Dai passaggi indicati non sembra possa prescindere neppure la «parabola che ha caratterizzato il tema del riparto di giurisdizione negli ultimi dodici anni», segnata, secondo Giancarlo Montedoro ed Enrico Scoditti, da Cass., n. 30254/2008, «che ha inteso il concetto di giurisdizione, ai fini della definizione dei limiti esterni, come tutela effettiva dei diritti e degli interessi»; da Corte cost., n. 6/2018, «che ha riaffermato l’estraneità dei motivi di giurisdizione di cui all’ultimo comma dell’art. 111 Cost. agli errores in iudicando o in procedendo»; e da Cass., n. 19598/2020, «che ha disposto il rinvio pregiudiziale alla Corte di giustizia avendo come tema l’estensione dei motivi di giurisdizione al controllo delle sentenze del Consiglio di Stato che violino il diritto dell’Unione europea». 

 

7. Nell’ordinamento positivo vigente, la «nomofilachia» del «Consiglio di Stato, quale organo di vertice nella propria giurisdizione» equivale a quella del giudice di pace nei giudizi secondo equità e a quella di ogni giudice quando emette provvedimenti diversi dalle sentenze e privi dei caratteri della decisorietà e della definitività.

In ciascuno di questi casi, si è al cospetto dell’ossimoro «nomofilachie di settore», perché il provvedimento è sottratto al controllo di legalità, che i Costituenti hanno attribuito alla Corte di cassazione. 

Se, infatti, «Corte di cassazione e Consiglio di Stato ne sono titolari nei rispettivi ambiti», lo è anche ogni giudice, il cui provvedimento non sia sindacabile in sede di legittimità. Quel provvedimento è l’ultima parola sulla definizione della controversia.

E ogni giudice e ogni magistrato, come può essere parte, attiva o passiva, dei conflitti di attribuzione tra i poteri dello Stato, costituisce una risorsa dell’ordinamento.

Il compito di assicurare l’esatta osservanza e l’uniforme interpretazione della legge, l’unità del diritto oggettivo nazionale, il rispetto dei limiti delle diverse giurisdizioni è riservato esclusivamente alla Corte di cassazione. Questa può esercitare le sue funzioni anche «nell’interesse della legge», ai sensi dell’art. 363 cpc, per stabilire la legalità in riferimento a provvedimenti non direttamente sindacabili.

La «risorsa» costituita dai giudici amministrativi, come ripete Aldo Travi, non dipende dalle materie attribuite al loro giudizio.
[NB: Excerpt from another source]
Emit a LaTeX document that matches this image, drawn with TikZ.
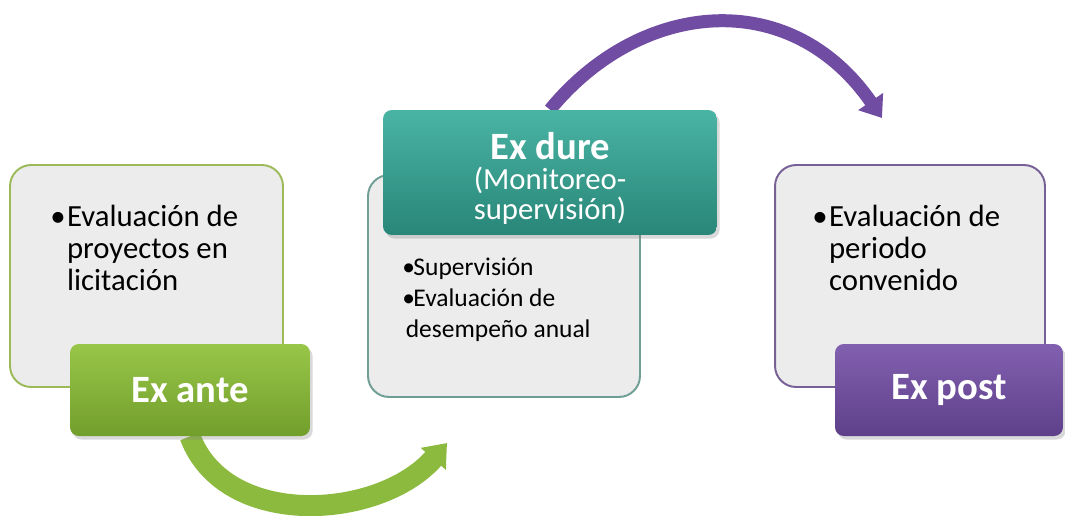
\documentclass[tikz,border=0pt]{standalone}
\usepackage{fontspec}
\setmainfont{Carlito}
\usepackage{xcolor}
\usetikzlibrary{arrows.meta,shadows,backgrounds}

\definecolor{cardgray}{RGB}{236,236,236}
\definecolor{anteline}{RGB}{155,187,89}
\definecolor{dureline}{RGB}{110,158,148}
\definecolor{postline}{RGB}{118,96,150}
\definecolor{antetop}{RGB}{152,198,72}
\definecolor{antebot}{RGB}{114,158,44}
\definecolor{duretop}{RGB}{74,180,164}
\definecolor{durebot}{RGB}{40,134,120}
\definecolor{posttop}{RGB}{130,96,176}
\definecolor{postbot}{RGB}{94,64,138}
\definecolor{antearrow}{RGB}{140,186,62}
\definecolor{postarrow}{RGB}{112,76,162}

\newcommand{\bul}{\makebox[9.5pt][l]{\textbullet}}
\newcommand{\nobul}{\makebox[9.5pt]{}}

\begin{document}
\begin{tikzpicture}[x=0.02cm,y=-0.02cm,
  card/.style={draw,line width=1.1pt,rounded corners=12pt,fill=cardgray,inner sep=0pt,minimum height=4.44cm},
  tab/.style={rounded corners=5pt,inner sep=0pt,text=white,align=center,
    drop shadow={shadow xshift=1.5pt,shadow yshift=-2pt,opacity=.3}},
  cardtext/.style={anchor=base west,inner sep=0pt,align=left,font=\fontsize{17.5}{18}\selectfont},
  bigword/.style={font=\fontsize{22}{22}\bfseries}]
\useasboundingbox (0,0) rectangle (1065,515);

\node[card,draw=anteline,minimum width=5.46cm] (antecard) at (146.5,276) {};
\node[card,draw=dureline,minimum width=5.44cm] (durecard) at (504,286) {};
\node[card,draw=postline,minimum width=5.4cm] (postcard) at (910,276) {};

\node[cardtext] (antetxt) at (50,290) {\bul Evaluación de\\\nobul proyectos en\\\nobul licitación};
\node[cardtext,font=\fontsize{14.5}{17.6}\selectfont] (duretxt) at (402,337)
  {\makebox[6.3pt][l]{\textbullet}Supervisión\\\makebox[6.3pt][l]{\textbullet}Evaluación de\\\hspace*{2pt}desempeño anual};
\node[cardtext] (posttxt) at (812,290) {\bul Evaluación de\\\nobul periodo\\\nobul convenido};

\node[tab,bigword,top color=antetop,bottom color=antebot,minimum width=4.8cm,minimum height=1.84cm] (exante) at (190,390) {Ex ante};
\node[tab,top color=duretop,bottom color=durebot,minimum width=6.68cm,minimum height=2.5cm,
  font=\fontsize{17.5}{17}\selectfont] (exdure) at (550,172.5)
  {\rule{0pt}{22pt}{\fontsize{22}{17}\bfseries Ex dure}\\(Monitoreo-\\supervisión)};
\node[tab,bigword,top color=posttop,bottom color=postbot,minimum width=4.56cm,minimum height=1.84cm] (expost) at (949,390) {Ex post};

\coordinate (antetip) at (447,443);
\coordinate (posttip) at (882,118);

\begin{scope}[on background layer]
\draw[antearrow,line width=0.42cm,-{Triangle[width=0.64cm,length=0.42cm]}]
  (exante.south) .. controls (225,530) and (380,520) .. (antetip);
\draw[postarrow,line width=0.26cm,-{Triangle[width=0.58cm,length=0.4cm]}]
  (exdure.north) .. controls (640,0) and (790,-15) .. (posttip);
\end{scope}
\end{tikzpicture}
\end{document}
Da questo punto di vista, la questione potrebbe trovare una soluzione razionale o ragionevole nella specializzazione dei magistrati; il che consentirebbe di eliminare gli elevatissimi costi per il funzionamento del sistema giustizia derivanti dalle questioni sul riparto di giurisdizione. La «risorsa» costituita dai giudici amministrativi deriva dal loro status particolare, diverso da quello dei giudici ordinari.

La storia mette in evidenza che l’evoluzione della giustizia amministrativa, in Italia, non è il frutto della applicazione del principio “juger l’administration c’est aussi administrer”. Risponde all’esigenza che il sindacato sull’esercizio del potere amministrativo sia esercitato da un giudice “non nemico”, ovvero ritenuto sensibile ai bisogni dell’esecutivo e della politica. L’organico dei giudici amministrativi non è composto soltanto da grand commis, che hanno esperienza del funzionamento dell’amministrazione; è composto in prevalenza da giudici ordinari transitati nel diverso ordine.

È rimessa a una scelta di valore, in base alle inclinazioni di ciascuno, la valutazione della razionalità o della ragionevolezza di questa situazione. Di essa, tuttavia, occorre prendere atto. Ma appare anche doveroso rifuggire da ogni tentativo di nobilitarla. Le ragioni del riparto di giurisdizione non sono giuridiche o tecniche; sono politiche e riguardano l’esercizio del potere.

Nei confini segnati dalla evoluzione storica, complessivamente considerata, si presta a essere valutato l’auspicio di Giancarlo Montedoro e di Enrico Scoditti per un «nuovo “concordato giurisprudenziale”», quale «punto di arrivo e di sintesi di una intensa stagione di confronto, che veda come protagonisti in primo luogo non i vertici delle istituzioni, ma il corpo dei magistrati che ne costituiscono la base», in funzione di una interpretazione condivisa delle nozioni di «motivi inerenti la giurisdizione» e di «motivi attinenti alla giurisdizione», di cui agli artt. 111, comma 8, Cost. e 362, comma 1, cpc.